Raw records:
══════

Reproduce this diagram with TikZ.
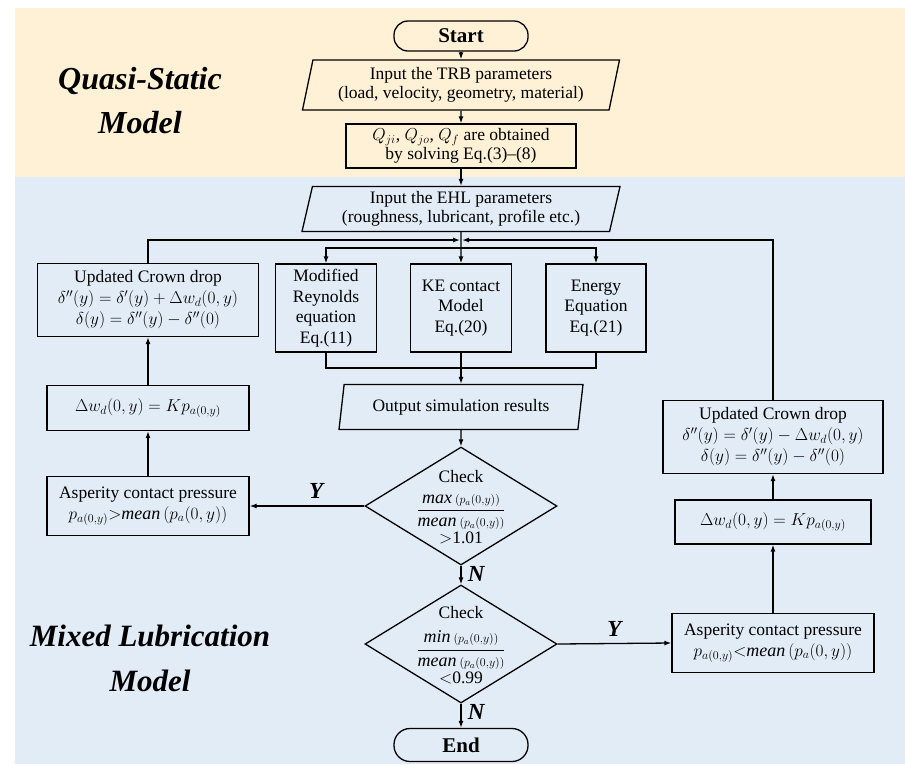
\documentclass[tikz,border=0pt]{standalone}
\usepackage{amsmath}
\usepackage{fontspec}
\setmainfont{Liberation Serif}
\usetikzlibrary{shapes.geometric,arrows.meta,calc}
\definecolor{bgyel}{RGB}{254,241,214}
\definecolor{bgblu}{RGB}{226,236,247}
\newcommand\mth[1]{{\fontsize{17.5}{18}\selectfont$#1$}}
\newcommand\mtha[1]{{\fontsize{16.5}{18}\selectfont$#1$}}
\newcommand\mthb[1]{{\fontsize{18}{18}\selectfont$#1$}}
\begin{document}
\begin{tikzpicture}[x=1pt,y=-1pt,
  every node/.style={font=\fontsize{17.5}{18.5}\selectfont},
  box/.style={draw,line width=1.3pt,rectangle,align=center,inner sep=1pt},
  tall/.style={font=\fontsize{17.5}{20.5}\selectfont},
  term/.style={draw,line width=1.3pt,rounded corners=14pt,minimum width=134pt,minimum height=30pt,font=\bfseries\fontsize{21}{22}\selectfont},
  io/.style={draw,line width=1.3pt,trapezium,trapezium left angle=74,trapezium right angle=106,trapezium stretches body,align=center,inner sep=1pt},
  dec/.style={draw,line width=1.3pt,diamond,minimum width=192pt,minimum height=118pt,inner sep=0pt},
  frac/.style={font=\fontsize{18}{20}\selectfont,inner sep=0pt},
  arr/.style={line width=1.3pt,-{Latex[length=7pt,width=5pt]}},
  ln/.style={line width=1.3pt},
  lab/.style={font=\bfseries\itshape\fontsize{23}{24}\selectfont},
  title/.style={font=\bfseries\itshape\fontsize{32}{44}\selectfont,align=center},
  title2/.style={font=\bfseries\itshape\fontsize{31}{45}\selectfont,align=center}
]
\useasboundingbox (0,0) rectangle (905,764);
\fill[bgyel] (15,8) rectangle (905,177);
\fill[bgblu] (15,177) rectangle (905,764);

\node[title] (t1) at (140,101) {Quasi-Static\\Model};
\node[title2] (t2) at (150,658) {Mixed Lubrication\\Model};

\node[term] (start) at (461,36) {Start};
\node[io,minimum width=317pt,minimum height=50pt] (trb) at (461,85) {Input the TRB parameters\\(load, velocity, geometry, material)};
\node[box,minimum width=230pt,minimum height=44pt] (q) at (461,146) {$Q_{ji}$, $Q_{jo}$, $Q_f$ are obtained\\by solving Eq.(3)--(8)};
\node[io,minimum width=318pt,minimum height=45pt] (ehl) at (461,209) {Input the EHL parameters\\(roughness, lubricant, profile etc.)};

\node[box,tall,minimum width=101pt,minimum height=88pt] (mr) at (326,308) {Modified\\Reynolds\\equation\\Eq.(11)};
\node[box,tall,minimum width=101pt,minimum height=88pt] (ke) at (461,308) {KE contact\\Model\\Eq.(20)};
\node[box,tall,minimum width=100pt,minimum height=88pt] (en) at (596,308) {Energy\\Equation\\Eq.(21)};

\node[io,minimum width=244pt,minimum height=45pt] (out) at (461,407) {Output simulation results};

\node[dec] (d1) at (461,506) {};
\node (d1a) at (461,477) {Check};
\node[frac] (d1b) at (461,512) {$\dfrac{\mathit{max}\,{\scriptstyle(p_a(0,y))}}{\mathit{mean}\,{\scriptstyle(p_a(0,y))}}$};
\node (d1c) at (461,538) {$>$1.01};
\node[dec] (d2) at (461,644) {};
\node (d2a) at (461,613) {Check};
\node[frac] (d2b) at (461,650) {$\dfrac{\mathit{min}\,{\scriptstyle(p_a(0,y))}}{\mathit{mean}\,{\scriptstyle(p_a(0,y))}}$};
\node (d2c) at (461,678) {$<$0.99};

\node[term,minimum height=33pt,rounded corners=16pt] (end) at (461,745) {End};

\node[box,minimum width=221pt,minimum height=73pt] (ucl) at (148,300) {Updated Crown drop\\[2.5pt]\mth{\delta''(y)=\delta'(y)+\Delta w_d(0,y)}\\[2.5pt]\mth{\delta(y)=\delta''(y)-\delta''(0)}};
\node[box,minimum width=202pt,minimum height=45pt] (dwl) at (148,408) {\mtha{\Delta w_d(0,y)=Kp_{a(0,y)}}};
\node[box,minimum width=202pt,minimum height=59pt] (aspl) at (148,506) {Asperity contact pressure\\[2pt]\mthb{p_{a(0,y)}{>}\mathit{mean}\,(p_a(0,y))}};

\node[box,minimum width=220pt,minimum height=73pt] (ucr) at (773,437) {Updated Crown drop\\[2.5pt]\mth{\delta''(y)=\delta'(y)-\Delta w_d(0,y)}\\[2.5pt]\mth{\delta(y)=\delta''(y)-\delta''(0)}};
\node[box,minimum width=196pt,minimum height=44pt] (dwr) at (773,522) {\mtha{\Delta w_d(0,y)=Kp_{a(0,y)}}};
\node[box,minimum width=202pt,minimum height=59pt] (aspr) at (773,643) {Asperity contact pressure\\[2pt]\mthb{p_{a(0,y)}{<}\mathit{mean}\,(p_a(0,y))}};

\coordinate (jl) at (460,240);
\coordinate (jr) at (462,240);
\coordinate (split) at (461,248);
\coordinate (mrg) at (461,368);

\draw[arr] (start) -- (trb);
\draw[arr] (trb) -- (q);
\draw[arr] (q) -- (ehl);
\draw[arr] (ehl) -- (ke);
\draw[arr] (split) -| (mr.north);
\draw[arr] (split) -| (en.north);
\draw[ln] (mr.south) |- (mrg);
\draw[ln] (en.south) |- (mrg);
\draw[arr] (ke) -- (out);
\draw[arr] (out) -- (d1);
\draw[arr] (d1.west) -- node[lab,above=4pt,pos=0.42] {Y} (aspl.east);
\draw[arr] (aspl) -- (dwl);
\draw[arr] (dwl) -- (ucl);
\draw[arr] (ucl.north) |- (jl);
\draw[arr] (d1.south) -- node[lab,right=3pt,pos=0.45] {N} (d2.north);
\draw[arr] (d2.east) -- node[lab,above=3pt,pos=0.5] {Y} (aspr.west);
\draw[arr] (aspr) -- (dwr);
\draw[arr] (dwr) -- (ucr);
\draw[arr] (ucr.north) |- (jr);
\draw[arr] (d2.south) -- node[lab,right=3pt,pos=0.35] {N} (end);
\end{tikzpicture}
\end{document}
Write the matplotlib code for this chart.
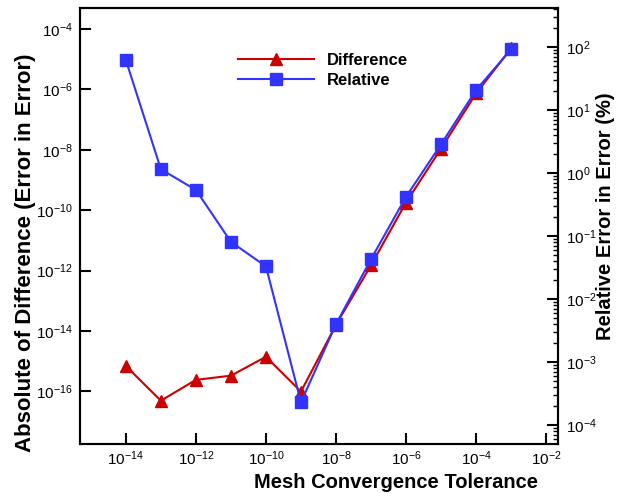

══════

:: GOAL ::
Restate every record exactly, please; do not copy the pictures.

:: EXERCISE OUTPUT ::
Reproduce this diagram with TikZ.
\documentclass[tikz,border=0pt]{standalone}
\usepackage{amsmath}
\usepackage{fontspec}
\setmainfont{Liberation Serif}
\usetikzlibrary{shapes.geometric,arrows.meta,calc}
\definecolor{bgyel}{RGB}{254,241,214}
\definecolor{bgblu}{RGB}{226,236,247}
\newcommand\mth[1]{{\fontsize{17.5}{18}\selectfont$#1$}}
\newcommand\mtha[1]{{\fontsize{16.5}{18}\selectfont$#1$}}
\newcommand\mthb[1]{{\fontsize{18}{18}\selectfont$#1$}}
\begin{document}
\begin{tikzpicture}[x=1pt,y=-1pt,
  every node/.style={font=\fontsize{17.5}{18.5}\selectfont},
  box/.style={draw,line width=1.3pt,rectangle,align=center,inner sep=1pt},
  tall/.style={font=\fontsize{17.5}{20.5}\selectfont},
  term/.style={draw,line width=1.3pt,rounded corners=14pt,minimum width=134pt,minimum height=30pt,font=\bfseries\fontsize{21}{22}\selectfont},
  io/.style={draw,line width=1.3pt,trapezium,trapezium left angle=74,trapezium right angle=106,trapezium stretches body,align=center,inner sep=1pt},
  dec/.style={draw,line width=1.3pt,diamond,minimum width=192pt,minimum height=118pt,inner sep=0pt},
  frac/.style={font=\fontsize{18}{20}\selectfont,inner sep=0pt},
  arr/.style={line width=1.3pt,-{Latex[length=7pt,width=5pt]}},
  ln/.style={line width=1.3pt},
  lab/.style={font=\bfseries\itshape\fontsize{23}{24}\selectfont},
  title/.style={font=\bfseries\itshape\fontsize{32}{44}\selectfont,align=center},
  title2/.style={font=\bfseries\itshape\fontsize{31}{45}\selectfont,align=center}
]
\useasboundingbox (0,0) rectangle (905,764);
\fill[bgyel] (15,8) rectangle (905,177);
\fill[bgblu] (15,177) rectangle (905,764);

\node[title] (t1) at (140,101) {Quasi-Static\\Model};
\node[title2] (t2) at (150,658) {Mixed Lubrication\\Model};

\node[term] (start) at (461,36) {Start};
\node[io,minimum width=317pt,minimum height=50pt] (trb) at (461,85) {Input the TRB parameters\\(load, velocity, geometry, material)};
\node[box,minimum width=230pt,minimum height=44pt] (q) at (461,146) {$Q_{ji}$, $Q_{jo}$, $Q_f$ are obtained\\by solving Eq.(3)--(8)};
\node[io,minimum width=318pt,minimum height=45pt] (ehl) at (461,209) {Input the EHL parameters\\(roughness, lubricant, profile etc.)};

\node[box,tall,minimum width=101pt,minimum height=88pt] (mr) at (326,308) {Modified\\Reynolds\\equation\\Eq.(11)};
\node[box,tall,minimum width=101pt,minimum height=88pt] (ke) at (461,308) {KE contact\\Model\\Eq.(20)};
\node[box,tall,minimum width=100pt,minimum height=88pt] (en) at (596,308) {Energy\\Equation\\Eq.(21)};

\node[io,minimum width=244pt,minimum height=45pt] (out) at (461,407) {Output simulation results};

\node[dec] (d1) at (461,506) {};
\node (d1a) at (461,477) {Check};
\node[frac] (d1b) at (461,512) {$\dfrac{\mathit{max}\,{\scriptstyle(p_a(0,y))}}{\mathit{mean}\,{\scriptstyle(p_a(0,y))}}$};
\node (d1c) at (461,538) {$>$1.01};
\node[dec] (d2) at (461,644) {};
\node (d2a) at (461,613) {Check};
\node[frac] (d2b) at (461,650) {$\dfrac{\mathit{min}\,{\scriptstyle(p_a(0,y))}}{\mathit{mean}\,{\scriptstyle(p_a(0,y))}}$};
\node (d2c) at (461,678) {$<$0.99};

\node[term,minimum height=33pt,rounded corners=16pt] (end) at (461,745) {End};

\node[box,minimum width=221pt,minimum height=73pt] (ucl) at (148,300) {Updated Crown drop\\[2.5pt]\mth{\delta''(y)=\delta'(y)+\Delta w_d(0,y)}\\[2.5pt]\mth{\delta(y)=\delta''(y)-\delta''(0)}};
\node[box,minimum width=202pt,minimum height=45pt] (dwl) at (148,408) {\mtha{\Delta w_d(0,y)=Kp_{a(0,y)}}};
\node[box,minimum width=202pt,minimum height=59pt] (aspl) at (148,506) {Asperity contact pressure\\[2pt]\mthb{p_{a(0,y)}{>}\mathit{mean}\,(p_a(0,y))}};

\node[box,minimum width=220pt,minimum height=73pt] (ucr) at (773,437) {Updated Crown drop\\[2.5pt]\mth{\delta''(y)=\delta'(y)-\Delta w_d(0,y)}\\[2.5pt]\mth{\delta(y)=\delta''(y)-\delta''(0)}};
\node[box,minimum width=196pt,minimum height=44pt] (dwr) at (773,522) {\mtha{\Delta w_d(0,y)=Kp_{a(0,y)}}};
\node[box,minimum width=202pt,minimum height=59pt] (aspr) at (773,643) {Asperity contact pressure\\[2pt]\mthb{p_{a(0,y)}{<}\mathit{mean}\,(p_a(0,y))}};

\coordinate (jl) at (460,240);
\coordinate (jr) at (462,240);
\coordinate (split) at (461,248);
\coordinate (mrg) at (461,368);

\draw[arr] (start) -- (trb);
\draw[arr] (trb) -- (q);
\draw[arr] (q) -- (ehl);
\draw[arr] (ehl) -- (ke);
\draw[arr] (split) -| (mr.north);
\draw[arr] (split) -| (en.north);
\draw[ln] (mr.south) |- (mrg);
\draw[ln] (en.south) |- (mrg);
\draw[arr] (ke) -- (out);
\draw[arr] (out) -- (d1);
\draw[arr] (d1.west) -- node[lab,above=4pt,pos=0.42] {Y} (aspl.east);
\draw[arr] (aspl) -- (dwl);
\draw[arr] (dwl) -- (ucl);
\draw[arr] (ucl.north) |- (jl);
\draw[arr] (d1.south) -- node[lab,right=3pt,pos=0.45] {N} (d2.north);
\draw[arr] (d2.east) -- node[lab,above=3pt,pos=0.5] {Y} (aspr.west);
\draw[arr] (aspr) -- (dwr);
\draw[arr] (dwr) -- (ucr);
\draw[arr] (ucr.north) |- (jr);
\draw[arr] (d2.south) -- node[lab,right=3pt,pos=0.35] {N} (end);
\end{tikzpicture}
\end{document}
Write the matplotlib code for this chart.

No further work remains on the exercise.